▶ **Short exercise**
In the listing that follows, retype every line from the first through the one containing "var pressureTicks = [200, 400, 600, 800];". Pictures are to be left out.

## Begin Supplied entries

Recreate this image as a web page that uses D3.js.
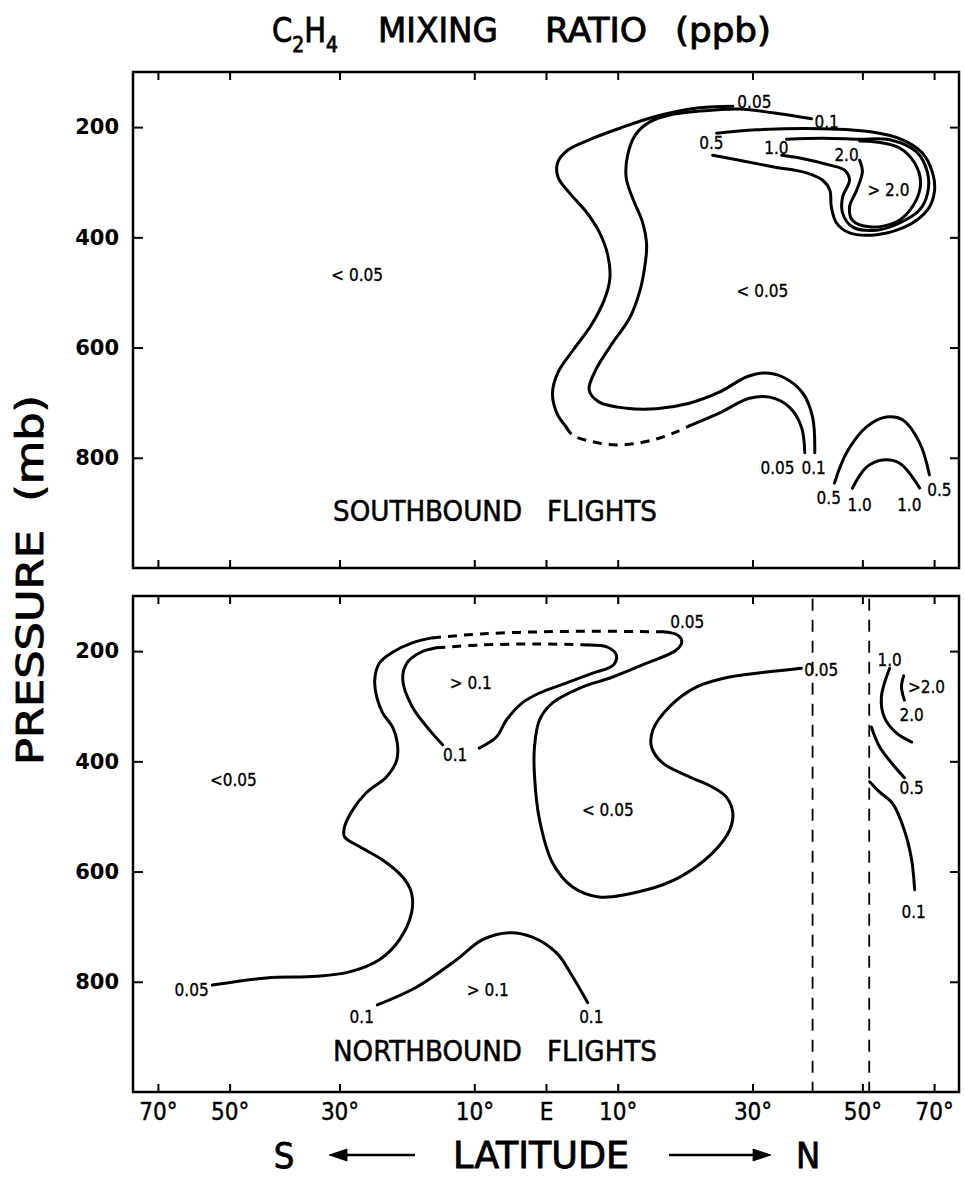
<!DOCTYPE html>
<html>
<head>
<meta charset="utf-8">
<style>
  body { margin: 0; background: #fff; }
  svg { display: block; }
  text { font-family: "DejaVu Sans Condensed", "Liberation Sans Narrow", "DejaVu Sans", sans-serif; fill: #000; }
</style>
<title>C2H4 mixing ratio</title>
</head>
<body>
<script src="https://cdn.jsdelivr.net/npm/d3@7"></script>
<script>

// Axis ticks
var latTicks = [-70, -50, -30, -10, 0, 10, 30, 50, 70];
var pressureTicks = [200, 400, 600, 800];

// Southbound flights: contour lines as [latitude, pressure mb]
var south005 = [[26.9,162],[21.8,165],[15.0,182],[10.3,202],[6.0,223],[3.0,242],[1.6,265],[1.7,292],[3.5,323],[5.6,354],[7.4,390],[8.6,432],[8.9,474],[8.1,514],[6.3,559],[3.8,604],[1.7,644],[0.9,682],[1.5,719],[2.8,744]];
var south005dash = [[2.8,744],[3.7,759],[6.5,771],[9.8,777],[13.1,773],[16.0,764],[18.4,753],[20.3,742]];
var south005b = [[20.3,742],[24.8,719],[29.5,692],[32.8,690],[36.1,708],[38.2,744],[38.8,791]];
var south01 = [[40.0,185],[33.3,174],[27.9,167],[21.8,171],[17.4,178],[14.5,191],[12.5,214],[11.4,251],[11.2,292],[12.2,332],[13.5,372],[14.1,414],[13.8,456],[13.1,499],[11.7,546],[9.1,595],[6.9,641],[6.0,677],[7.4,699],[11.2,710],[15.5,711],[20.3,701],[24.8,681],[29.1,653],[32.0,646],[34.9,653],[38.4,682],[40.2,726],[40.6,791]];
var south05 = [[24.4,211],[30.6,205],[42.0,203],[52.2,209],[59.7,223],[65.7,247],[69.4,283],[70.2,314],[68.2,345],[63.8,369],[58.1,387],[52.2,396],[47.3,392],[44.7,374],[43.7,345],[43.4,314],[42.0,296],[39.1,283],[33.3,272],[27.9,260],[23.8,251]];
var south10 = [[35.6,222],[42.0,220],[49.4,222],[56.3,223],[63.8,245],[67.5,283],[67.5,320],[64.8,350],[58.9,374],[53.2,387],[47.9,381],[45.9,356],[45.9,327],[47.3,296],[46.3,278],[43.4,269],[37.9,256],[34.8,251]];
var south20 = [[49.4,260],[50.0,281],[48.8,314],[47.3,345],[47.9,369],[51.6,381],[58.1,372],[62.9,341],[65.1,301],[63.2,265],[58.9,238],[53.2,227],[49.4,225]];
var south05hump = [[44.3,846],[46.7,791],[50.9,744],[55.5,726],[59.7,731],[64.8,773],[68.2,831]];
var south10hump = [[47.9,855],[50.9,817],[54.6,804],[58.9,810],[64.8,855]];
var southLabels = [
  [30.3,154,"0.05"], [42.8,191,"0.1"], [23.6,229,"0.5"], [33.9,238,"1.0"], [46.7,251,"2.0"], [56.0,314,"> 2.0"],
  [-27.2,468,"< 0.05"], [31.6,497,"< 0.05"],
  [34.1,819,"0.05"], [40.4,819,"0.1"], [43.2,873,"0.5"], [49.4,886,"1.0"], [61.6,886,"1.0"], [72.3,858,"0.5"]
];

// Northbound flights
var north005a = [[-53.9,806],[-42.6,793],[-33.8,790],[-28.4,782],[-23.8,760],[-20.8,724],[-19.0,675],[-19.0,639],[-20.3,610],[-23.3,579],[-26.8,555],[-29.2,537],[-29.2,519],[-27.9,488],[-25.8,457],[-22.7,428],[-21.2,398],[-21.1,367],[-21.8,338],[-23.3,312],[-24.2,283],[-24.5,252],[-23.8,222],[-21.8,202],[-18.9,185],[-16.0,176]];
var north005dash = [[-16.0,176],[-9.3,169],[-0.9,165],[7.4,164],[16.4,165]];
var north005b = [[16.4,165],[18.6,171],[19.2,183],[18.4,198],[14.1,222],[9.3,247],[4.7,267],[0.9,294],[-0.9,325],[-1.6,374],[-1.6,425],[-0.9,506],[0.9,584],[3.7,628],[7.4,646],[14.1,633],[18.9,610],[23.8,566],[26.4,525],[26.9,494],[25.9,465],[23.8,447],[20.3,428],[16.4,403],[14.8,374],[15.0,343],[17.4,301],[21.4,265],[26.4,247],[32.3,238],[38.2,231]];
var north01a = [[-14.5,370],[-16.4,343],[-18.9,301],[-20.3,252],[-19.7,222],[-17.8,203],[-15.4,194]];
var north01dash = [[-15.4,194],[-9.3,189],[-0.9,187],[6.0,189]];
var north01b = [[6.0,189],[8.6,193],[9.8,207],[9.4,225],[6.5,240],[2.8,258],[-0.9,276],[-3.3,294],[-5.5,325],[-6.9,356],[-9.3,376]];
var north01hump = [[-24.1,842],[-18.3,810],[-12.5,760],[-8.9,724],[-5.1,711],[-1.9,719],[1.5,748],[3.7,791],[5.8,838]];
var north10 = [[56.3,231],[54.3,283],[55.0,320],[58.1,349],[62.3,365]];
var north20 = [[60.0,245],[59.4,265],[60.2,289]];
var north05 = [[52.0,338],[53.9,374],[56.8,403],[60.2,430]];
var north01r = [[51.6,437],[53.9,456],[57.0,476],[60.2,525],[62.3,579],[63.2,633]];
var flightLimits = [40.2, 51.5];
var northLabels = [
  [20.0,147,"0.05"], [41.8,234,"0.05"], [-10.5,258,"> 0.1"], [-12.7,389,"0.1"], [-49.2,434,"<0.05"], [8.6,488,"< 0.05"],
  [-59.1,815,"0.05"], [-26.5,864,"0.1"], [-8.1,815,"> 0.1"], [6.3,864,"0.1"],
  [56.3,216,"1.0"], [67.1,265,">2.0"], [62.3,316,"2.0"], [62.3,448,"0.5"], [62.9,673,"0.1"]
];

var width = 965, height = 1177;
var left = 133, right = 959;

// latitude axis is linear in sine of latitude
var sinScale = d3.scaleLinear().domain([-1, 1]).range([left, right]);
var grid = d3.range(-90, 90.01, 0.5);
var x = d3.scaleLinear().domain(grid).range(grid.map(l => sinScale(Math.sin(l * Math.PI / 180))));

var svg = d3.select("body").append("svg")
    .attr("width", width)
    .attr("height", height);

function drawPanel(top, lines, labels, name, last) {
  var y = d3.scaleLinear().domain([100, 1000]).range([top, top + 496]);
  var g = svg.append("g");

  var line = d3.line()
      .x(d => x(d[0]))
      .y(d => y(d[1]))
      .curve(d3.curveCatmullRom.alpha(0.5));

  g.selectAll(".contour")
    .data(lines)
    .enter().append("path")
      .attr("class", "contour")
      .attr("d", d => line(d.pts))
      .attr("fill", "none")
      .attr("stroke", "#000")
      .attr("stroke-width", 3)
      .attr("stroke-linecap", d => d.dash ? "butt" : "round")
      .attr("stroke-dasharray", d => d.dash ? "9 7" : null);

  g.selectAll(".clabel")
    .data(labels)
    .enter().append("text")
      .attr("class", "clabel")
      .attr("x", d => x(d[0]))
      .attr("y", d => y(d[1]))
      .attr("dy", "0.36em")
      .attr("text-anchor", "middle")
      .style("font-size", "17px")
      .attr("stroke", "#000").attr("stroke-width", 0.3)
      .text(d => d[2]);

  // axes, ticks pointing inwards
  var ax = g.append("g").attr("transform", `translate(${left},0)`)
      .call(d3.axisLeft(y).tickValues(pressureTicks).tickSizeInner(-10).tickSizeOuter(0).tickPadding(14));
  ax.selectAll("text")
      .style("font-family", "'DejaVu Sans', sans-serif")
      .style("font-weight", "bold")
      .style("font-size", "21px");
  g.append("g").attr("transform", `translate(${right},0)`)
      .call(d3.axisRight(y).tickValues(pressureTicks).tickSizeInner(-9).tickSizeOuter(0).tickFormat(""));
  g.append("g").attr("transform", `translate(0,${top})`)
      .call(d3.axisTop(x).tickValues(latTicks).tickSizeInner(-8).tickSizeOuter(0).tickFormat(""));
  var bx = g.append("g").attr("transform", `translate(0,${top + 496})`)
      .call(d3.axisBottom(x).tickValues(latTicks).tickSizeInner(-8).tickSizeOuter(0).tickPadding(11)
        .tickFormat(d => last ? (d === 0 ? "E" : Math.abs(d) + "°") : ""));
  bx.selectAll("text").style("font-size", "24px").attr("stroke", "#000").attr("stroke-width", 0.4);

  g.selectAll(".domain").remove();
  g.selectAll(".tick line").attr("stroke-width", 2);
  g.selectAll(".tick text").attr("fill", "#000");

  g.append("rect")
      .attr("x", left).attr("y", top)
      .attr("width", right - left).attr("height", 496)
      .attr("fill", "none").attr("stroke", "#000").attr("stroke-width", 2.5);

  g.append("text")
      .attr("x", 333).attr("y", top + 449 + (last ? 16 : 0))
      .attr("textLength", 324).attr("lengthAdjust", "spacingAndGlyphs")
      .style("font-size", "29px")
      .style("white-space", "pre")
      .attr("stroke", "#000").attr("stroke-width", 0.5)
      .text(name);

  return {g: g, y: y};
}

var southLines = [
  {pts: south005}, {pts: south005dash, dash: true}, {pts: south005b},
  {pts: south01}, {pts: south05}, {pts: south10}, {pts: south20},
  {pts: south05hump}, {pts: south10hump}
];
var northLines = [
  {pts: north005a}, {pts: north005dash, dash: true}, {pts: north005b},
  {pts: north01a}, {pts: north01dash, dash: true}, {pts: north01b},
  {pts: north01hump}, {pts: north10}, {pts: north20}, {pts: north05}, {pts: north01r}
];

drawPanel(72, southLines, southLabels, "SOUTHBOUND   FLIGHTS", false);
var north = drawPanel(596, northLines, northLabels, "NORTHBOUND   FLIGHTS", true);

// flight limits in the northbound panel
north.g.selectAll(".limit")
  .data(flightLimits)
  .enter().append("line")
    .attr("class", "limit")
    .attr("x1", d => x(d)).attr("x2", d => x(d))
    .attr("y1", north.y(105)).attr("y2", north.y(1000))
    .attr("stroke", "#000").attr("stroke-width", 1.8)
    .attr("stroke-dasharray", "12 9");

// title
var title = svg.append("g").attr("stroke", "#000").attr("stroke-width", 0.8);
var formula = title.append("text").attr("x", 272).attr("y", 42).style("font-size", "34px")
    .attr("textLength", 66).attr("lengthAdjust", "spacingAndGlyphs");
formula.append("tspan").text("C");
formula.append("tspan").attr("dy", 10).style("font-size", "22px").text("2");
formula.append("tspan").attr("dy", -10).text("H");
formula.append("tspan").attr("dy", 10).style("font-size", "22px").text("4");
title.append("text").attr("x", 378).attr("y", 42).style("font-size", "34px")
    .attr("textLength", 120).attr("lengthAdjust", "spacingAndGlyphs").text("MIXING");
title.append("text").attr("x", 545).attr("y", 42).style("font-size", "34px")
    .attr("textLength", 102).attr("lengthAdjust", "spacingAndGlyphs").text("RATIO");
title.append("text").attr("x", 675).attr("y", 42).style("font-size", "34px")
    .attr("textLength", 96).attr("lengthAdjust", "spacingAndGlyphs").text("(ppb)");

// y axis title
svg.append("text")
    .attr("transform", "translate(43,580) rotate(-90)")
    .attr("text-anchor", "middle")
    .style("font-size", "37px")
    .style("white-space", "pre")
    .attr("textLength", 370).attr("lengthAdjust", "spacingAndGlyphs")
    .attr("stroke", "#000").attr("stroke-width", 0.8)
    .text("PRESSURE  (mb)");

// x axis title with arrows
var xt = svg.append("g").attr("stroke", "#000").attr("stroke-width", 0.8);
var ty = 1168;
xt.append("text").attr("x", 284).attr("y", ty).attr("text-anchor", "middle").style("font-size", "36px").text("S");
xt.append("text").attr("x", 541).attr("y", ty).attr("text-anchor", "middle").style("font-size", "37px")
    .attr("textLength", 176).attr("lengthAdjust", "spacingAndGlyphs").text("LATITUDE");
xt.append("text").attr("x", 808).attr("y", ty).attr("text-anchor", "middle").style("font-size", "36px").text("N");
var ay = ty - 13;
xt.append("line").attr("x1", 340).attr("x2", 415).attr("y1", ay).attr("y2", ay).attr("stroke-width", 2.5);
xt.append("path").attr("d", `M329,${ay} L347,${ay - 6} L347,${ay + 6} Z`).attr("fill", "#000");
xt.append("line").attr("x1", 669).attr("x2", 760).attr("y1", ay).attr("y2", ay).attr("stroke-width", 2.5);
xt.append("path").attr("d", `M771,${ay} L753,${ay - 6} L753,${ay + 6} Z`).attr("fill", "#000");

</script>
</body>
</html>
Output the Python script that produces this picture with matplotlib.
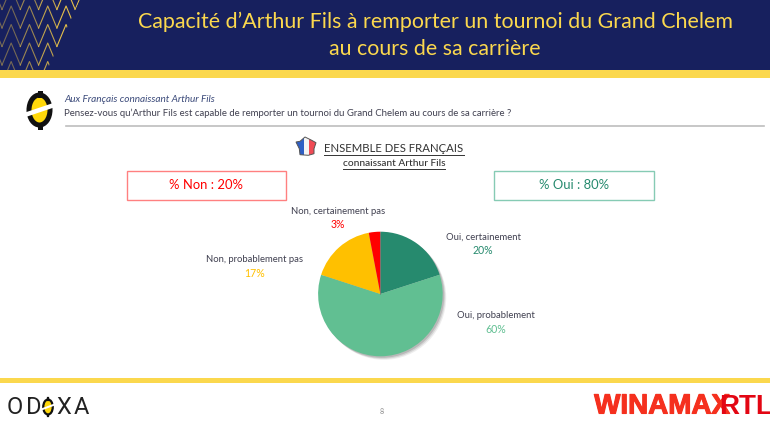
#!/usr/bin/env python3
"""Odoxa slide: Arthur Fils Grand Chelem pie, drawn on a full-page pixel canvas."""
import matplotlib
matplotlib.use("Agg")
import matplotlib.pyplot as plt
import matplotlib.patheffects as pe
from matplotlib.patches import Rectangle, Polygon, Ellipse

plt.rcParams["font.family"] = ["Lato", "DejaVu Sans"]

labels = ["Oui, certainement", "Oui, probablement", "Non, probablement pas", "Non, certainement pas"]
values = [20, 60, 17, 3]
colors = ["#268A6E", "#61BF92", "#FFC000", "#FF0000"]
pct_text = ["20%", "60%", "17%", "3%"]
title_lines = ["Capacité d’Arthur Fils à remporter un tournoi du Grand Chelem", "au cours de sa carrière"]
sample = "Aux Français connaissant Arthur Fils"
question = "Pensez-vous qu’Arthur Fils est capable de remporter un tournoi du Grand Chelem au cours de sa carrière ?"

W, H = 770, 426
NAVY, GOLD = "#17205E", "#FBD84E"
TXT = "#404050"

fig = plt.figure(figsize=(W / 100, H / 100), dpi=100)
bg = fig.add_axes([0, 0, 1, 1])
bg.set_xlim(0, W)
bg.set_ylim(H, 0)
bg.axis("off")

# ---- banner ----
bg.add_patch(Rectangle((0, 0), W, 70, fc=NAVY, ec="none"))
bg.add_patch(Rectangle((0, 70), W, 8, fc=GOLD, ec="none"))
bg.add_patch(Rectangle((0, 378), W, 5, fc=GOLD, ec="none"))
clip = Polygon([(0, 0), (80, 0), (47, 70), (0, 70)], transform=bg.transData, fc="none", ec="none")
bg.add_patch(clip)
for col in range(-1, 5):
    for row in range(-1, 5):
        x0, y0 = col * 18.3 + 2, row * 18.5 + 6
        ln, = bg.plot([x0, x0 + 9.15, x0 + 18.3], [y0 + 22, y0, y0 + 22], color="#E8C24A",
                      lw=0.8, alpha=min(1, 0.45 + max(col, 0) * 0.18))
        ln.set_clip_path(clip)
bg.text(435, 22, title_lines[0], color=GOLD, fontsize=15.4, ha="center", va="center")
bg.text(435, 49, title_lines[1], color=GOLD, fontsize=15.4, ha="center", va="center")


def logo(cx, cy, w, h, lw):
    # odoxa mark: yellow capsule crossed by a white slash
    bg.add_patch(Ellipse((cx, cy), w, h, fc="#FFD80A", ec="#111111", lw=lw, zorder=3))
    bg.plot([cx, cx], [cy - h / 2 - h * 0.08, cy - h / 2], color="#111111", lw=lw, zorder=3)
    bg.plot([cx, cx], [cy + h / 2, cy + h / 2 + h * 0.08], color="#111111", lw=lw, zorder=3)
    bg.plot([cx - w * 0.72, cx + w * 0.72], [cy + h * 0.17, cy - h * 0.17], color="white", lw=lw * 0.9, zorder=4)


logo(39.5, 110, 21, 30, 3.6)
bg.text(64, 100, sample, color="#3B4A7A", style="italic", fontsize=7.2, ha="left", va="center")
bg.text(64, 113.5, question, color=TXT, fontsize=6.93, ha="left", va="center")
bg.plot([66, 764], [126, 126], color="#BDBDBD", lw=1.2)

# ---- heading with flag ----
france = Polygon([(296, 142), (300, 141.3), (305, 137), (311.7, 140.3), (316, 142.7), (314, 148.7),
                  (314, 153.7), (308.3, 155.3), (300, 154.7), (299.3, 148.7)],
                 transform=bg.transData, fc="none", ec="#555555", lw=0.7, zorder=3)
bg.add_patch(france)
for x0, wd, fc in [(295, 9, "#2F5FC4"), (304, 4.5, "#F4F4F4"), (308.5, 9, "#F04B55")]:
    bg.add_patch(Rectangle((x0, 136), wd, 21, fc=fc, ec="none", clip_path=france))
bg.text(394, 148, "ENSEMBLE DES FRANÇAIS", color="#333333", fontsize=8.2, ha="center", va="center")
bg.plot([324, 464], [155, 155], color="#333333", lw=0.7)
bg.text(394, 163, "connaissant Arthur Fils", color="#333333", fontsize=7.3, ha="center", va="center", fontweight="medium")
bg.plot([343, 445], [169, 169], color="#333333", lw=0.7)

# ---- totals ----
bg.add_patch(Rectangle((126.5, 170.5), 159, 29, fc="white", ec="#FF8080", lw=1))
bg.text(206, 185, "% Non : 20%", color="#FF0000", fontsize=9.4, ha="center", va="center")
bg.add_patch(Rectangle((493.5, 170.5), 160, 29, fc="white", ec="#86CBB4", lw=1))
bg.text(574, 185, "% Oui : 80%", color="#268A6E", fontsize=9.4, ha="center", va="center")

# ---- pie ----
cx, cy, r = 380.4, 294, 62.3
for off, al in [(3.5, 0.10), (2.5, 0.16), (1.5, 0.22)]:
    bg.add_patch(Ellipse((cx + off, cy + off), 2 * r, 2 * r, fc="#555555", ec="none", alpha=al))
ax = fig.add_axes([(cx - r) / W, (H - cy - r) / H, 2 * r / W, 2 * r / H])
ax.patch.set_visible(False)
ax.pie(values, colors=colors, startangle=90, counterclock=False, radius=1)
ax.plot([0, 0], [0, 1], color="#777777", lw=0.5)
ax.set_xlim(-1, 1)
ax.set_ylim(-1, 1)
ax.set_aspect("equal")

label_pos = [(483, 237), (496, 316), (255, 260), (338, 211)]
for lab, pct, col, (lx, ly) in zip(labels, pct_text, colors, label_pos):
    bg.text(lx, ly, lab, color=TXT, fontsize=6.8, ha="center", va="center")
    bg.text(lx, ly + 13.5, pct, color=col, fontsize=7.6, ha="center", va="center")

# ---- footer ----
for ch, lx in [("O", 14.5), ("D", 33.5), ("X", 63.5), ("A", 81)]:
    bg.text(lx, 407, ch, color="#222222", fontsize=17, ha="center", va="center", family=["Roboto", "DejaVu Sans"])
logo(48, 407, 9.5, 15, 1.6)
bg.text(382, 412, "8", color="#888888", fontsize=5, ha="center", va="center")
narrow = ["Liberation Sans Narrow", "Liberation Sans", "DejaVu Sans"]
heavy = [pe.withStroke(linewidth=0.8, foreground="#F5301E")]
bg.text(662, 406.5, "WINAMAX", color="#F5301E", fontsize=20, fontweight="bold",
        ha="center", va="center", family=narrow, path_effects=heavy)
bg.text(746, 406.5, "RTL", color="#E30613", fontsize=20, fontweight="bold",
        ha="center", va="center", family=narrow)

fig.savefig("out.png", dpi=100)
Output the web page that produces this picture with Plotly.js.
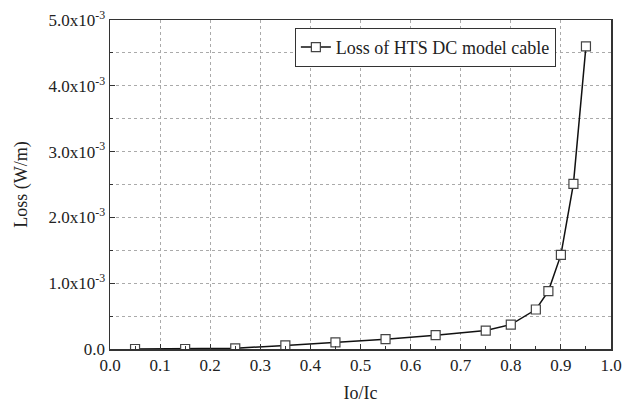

## End Supplied entries

▶ **Task response**
Recreate this image as a web page that uses D3.js.
<!DOCTYPE html>
<html>
<head>
<meta charset="utf-8">
<style>
  body { margin: 0; background: #fff; }
  svg { display: block; }
  text { font-family: "DejaVu Sans Condensed", "Liberation Sans Narrow", "DejaVu Sans", sans-serif; fill: #000; }
</style>
<title>C2H4 mixing ratio</title>
</head>
<body>
<script src="https://cdn.jsdelivr.net/npm/d3@7"></script>
<script>

// Axis ticks
var latTicks = [-70, -50, -30, -10, 0, 10, 30, 50, 70];
var pressureTicks = [200, 400, 600, 800];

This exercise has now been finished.